The Anti-Defamation League, which battles antisemitism, said Mangi was “subjected to aggressive questioning unrelated to his professional expertise or qualifications,” and it criticized the Republican senators for “berating” Mangi “with endless questions that appear to have been motivated by bias towards his religion.”

“This was an attempt to create controversy where one did not exist,” the ADL said last month.

Weeks later, the Judicial Crisis Network launched a digital ad campaign against Mangi, alleging he is antisemitic and “radical.”

Bates, the White House spokesman, wrote, “Mr. Mangi has forcefully and repeatedly condemned Antisemitism, terrorism, and the October 7th terrorist attacks.”

At the hearing, Cruz repeatedly asked Mangi whether he condemned the atrocities of the Hamas terrorists and whether there was “any justification for those atrocities.”

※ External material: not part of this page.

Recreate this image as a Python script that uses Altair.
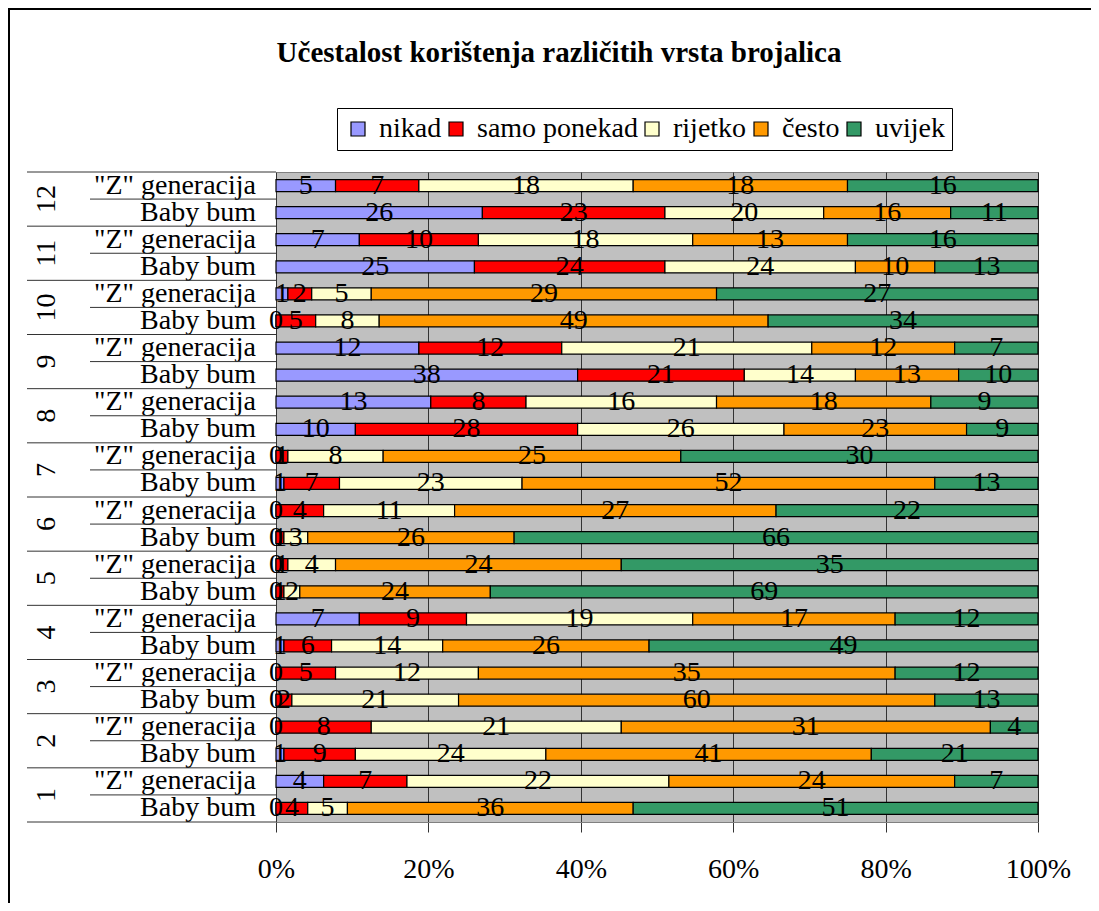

“I have no patience ― none ― for any attempts to justify or defend those events,” Mangi said in December in reference to the Oct. 7 attacks.

Nonprofit groups dedicated to combating Islamophobia in the U.S. have spoken out in Mangi’s defense, as well.

“The deplorable smear campaign against him is steeped in Islamophobic tropes that have no place in our country,” Arsalan Suleman, the CEO of America Indivisible, told NBC News in a statement. “The Senate should confirm Mr. Mangi as soon as possible and condemn these malicious and spurious attacks.”

So far, 177 of Biden’s nominees to be federal judges have been confirmed. More than 65% are women and 65% are people of color, according to the White House.

Biden has nominated and Congress has confirmed more Black women to life-tenured federal judgeships than during any previous administration, according to the White House, including Ketanji Brown Jackson, the first Black woman on the U.S. Supreme Court.

While Mangi has cleared the Judiciary Committee process in the Democratic-led Senate, it’s unclear when his nomination will be brought up for a vote in the next procedural step before a confirmation vote.

If he is confirmed, Mangi would be only the third Muslim American federal judge ever.

Mangi has served on the board of directors of the Muslim Bar Association of New York, the Legal Aid Society of New York and Muslims for Progressive Values and as an ally board member for the National LGBT Bar Association, according to his biographical page at the law firm Patterson Belknap Webb & Tyler LLP, where he is a partner.